> **Exercise task**:
Among the entries below, copy only the span from the line containing "Generate a web" through the line containing "const bw = 0.776;". Do so exactly, and skip the pictures.

> **Data for this task**:
+-------+

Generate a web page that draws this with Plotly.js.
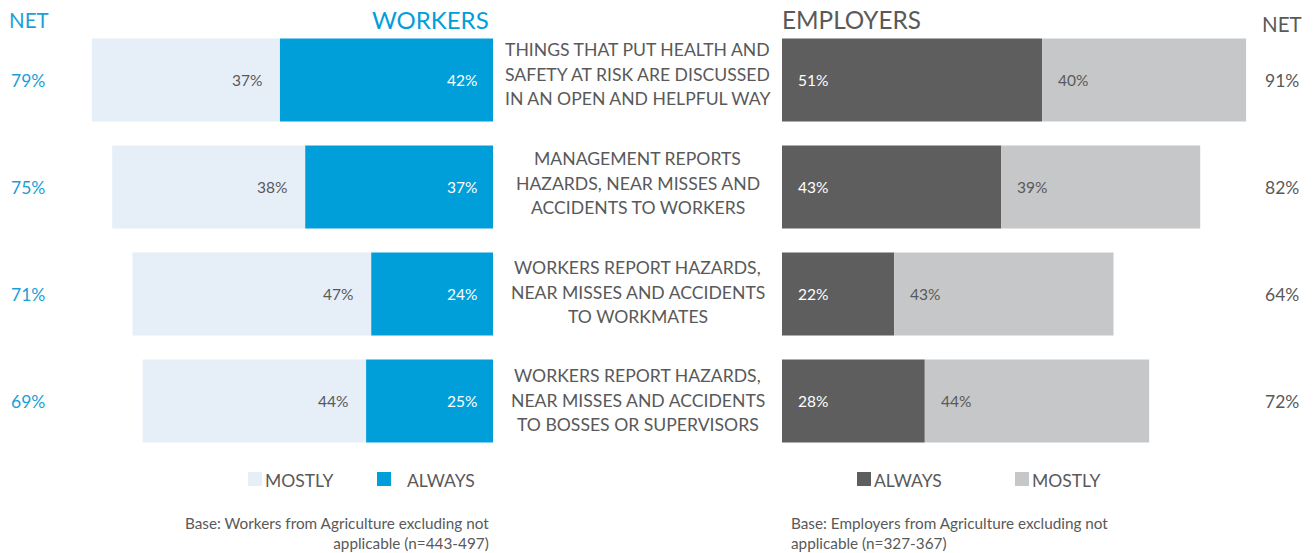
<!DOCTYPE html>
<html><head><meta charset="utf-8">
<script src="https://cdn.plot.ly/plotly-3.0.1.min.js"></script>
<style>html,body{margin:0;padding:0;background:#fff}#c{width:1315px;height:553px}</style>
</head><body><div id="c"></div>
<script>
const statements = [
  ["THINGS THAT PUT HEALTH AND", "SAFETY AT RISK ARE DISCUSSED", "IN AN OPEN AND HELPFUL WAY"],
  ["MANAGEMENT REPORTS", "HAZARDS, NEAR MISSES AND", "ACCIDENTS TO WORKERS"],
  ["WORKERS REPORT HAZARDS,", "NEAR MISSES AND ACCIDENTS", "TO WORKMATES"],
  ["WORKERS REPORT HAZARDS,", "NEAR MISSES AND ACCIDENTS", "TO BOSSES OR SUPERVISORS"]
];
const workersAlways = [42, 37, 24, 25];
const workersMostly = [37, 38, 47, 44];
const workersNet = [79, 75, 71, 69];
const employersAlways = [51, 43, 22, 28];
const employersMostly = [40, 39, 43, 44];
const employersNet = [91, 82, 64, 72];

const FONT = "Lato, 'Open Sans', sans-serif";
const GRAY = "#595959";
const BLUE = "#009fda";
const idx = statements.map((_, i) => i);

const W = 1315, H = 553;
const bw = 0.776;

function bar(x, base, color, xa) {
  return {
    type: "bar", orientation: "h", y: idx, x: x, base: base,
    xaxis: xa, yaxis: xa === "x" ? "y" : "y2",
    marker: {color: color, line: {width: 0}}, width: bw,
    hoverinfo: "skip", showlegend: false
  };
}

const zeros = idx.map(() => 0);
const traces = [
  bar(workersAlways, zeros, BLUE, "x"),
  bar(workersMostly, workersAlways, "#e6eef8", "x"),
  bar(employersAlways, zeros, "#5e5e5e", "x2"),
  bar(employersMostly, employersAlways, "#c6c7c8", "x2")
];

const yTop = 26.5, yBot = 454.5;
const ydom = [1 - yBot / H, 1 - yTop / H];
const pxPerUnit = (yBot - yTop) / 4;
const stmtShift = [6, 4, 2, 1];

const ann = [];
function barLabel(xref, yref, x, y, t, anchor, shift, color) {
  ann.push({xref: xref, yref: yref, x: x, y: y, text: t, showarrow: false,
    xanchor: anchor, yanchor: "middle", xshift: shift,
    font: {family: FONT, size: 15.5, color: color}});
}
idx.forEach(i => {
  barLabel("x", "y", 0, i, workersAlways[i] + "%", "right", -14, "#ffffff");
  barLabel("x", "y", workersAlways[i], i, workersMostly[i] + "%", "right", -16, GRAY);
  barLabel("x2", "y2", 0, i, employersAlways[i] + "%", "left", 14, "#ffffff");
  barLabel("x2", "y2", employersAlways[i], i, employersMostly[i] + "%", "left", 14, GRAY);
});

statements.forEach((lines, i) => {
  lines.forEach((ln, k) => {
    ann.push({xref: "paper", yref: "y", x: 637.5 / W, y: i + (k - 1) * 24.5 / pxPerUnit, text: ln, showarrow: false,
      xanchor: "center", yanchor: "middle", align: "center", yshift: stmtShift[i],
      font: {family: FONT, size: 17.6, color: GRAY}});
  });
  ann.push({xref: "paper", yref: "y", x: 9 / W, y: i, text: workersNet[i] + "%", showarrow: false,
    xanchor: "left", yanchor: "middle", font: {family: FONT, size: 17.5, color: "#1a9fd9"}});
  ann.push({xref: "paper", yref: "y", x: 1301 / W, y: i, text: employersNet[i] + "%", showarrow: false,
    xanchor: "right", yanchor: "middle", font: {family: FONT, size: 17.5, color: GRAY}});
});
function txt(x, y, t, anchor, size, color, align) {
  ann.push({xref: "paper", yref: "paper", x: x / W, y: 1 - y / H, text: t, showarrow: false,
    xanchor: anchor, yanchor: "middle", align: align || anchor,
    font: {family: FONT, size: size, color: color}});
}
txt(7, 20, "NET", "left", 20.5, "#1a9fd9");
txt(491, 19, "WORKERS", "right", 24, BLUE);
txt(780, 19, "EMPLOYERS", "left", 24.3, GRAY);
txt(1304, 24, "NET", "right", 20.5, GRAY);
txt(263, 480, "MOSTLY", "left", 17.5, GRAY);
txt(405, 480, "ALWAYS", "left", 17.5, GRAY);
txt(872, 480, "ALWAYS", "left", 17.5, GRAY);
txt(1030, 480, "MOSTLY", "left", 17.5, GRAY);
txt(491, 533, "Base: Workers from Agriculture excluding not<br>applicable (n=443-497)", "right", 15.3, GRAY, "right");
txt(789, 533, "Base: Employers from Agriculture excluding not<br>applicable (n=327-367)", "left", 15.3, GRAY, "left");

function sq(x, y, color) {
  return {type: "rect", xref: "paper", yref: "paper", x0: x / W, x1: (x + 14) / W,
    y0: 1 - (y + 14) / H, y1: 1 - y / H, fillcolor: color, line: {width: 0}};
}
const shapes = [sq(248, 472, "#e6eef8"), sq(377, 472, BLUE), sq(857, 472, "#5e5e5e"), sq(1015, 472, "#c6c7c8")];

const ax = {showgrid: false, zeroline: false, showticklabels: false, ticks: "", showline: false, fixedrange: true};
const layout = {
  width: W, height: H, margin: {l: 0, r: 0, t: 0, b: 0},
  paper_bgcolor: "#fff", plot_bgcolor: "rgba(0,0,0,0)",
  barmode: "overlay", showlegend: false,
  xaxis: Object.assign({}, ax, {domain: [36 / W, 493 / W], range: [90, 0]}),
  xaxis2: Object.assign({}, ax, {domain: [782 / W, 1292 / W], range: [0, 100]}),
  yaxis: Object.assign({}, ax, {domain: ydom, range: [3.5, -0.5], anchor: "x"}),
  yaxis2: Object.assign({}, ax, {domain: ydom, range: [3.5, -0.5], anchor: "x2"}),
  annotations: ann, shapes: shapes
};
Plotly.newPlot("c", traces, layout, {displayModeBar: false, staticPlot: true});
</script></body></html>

+-------+

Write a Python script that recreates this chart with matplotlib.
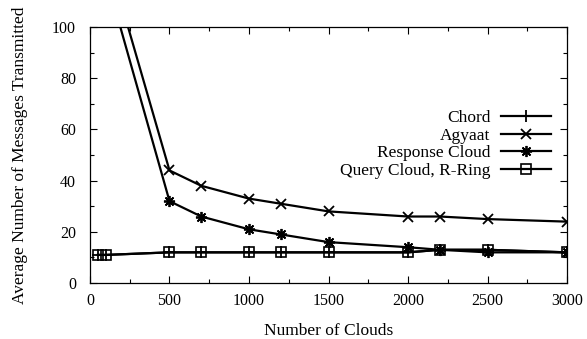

+-------+

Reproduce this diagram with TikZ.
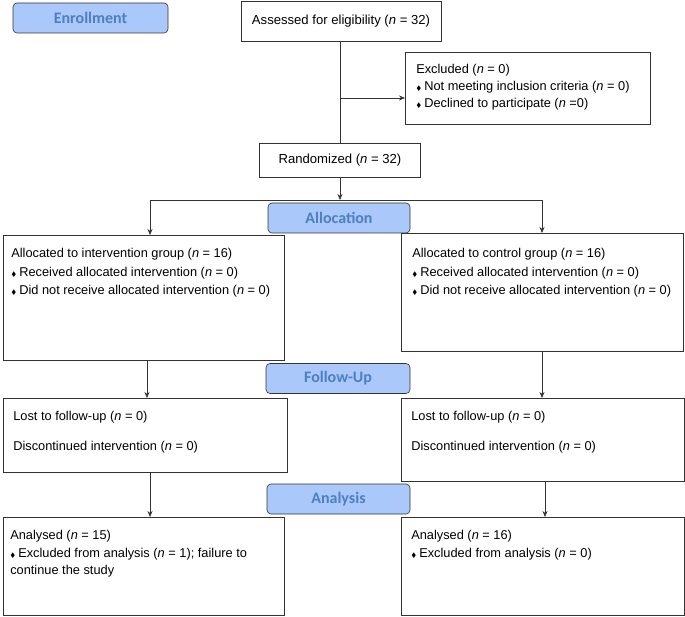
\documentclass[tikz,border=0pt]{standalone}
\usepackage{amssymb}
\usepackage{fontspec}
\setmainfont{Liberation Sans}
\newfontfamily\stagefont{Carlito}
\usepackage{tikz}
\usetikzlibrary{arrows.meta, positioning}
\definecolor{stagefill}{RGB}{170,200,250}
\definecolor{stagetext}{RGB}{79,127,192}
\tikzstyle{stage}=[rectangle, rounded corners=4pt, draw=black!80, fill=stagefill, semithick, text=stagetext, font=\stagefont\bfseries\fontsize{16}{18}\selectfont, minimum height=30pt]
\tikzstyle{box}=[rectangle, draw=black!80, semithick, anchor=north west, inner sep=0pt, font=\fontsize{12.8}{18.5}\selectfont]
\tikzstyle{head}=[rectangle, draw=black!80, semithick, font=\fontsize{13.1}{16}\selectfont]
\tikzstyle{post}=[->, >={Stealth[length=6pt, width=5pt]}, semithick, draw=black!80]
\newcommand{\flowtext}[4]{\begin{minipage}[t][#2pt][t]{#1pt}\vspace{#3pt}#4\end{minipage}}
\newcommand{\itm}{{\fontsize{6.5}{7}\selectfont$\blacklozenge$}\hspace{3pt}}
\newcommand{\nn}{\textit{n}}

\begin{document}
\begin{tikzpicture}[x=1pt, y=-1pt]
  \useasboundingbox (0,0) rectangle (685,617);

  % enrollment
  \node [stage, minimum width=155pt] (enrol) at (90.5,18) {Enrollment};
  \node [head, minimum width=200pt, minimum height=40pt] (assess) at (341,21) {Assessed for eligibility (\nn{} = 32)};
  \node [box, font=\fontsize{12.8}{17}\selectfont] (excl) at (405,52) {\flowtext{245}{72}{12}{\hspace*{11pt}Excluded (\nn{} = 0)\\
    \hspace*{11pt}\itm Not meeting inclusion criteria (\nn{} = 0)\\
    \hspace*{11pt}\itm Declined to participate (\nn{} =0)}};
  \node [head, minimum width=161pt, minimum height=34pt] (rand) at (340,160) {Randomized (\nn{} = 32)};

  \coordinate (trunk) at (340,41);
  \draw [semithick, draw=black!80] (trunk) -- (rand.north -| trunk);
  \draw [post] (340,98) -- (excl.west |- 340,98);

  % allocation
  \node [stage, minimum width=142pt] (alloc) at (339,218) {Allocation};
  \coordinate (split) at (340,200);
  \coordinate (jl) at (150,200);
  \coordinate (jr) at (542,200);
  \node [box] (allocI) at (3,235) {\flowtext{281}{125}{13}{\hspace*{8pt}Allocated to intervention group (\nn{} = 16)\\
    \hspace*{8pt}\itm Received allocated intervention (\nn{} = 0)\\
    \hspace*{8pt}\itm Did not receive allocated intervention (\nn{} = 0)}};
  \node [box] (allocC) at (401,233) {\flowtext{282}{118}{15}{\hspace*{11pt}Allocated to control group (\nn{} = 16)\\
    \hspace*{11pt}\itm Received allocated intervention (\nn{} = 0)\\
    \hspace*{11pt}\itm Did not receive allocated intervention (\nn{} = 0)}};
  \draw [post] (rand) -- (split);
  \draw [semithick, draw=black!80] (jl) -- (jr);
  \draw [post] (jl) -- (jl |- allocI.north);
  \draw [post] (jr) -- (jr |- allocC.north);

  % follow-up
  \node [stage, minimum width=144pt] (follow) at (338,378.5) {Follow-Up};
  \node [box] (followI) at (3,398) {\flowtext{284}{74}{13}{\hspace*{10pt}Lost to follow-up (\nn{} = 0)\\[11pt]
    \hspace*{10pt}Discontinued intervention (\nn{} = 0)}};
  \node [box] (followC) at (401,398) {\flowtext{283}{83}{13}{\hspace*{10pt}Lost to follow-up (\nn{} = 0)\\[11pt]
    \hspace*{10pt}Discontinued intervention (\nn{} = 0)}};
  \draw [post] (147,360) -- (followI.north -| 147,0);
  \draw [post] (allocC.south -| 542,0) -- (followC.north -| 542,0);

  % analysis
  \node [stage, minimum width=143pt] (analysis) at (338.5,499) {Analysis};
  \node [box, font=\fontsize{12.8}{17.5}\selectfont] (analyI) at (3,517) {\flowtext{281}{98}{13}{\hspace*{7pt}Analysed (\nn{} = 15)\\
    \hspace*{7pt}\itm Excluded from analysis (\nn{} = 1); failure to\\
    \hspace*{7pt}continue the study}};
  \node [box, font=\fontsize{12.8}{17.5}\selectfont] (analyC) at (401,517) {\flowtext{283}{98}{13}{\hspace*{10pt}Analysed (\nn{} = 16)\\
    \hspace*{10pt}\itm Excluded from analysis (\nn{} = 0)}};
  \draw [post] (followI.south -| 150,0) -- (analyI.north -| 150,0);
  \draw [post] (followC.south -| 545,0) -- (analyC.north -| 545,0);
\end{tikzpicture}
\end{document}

+-------+

> **Exercise answer**:
Generate a web page that draws this with Plotly.js.
<!DOCTYPE html>
<html><head><meta charset="utf-8">
<script src="https://cdn.plot.ly/plotly-3.0.1.min.js"></script>
<style>html,body{margin:0;padding:0;background:#fff}#c{width:1315px;height:553px}</style>
</head><body><div id="c"></div>
<script>
const statements = [
  ["THINGS THAT PUT HEALTH AND", "SAFETY AT RISK ARE DISCUSSED", "IN AN OPEN AND HELPFUL WAY"],
  ["MANAGEMENT REPORTS", "HAZARDS, NEAR MISSES AND", "ACCIDENTS TO WORKERS"],
  ["WORKERS REPORT HAZARDS,", "NEAR MISSES AND ACCIDENTS", "TO WORKMATES"],
  ["WORKERS REPORT HAZARDS,", "NEAR MISSES AND ACCIDENTS", "TO BOSSES OR SUPERVISORS"]
];
const workersAlways = [42, 37, 24, 25];
const workersMostly = [37, 38, 47, 44];
const workersNet = [79, 75, 71, 69];
const employersAlways = [51, 43, 22, 28];
const employersMostly = [40, 39, 43, 44];
const employersNet = [91, 82, 64, 72];

const FONT = "Lato, 'Open Sans', sans-serif";
const GRAY = "#595959";
const BLUE = "#009fda";
const idx = statements.map((_, i) => i);

const W = 1315, H = 553;
const bw = 0.776;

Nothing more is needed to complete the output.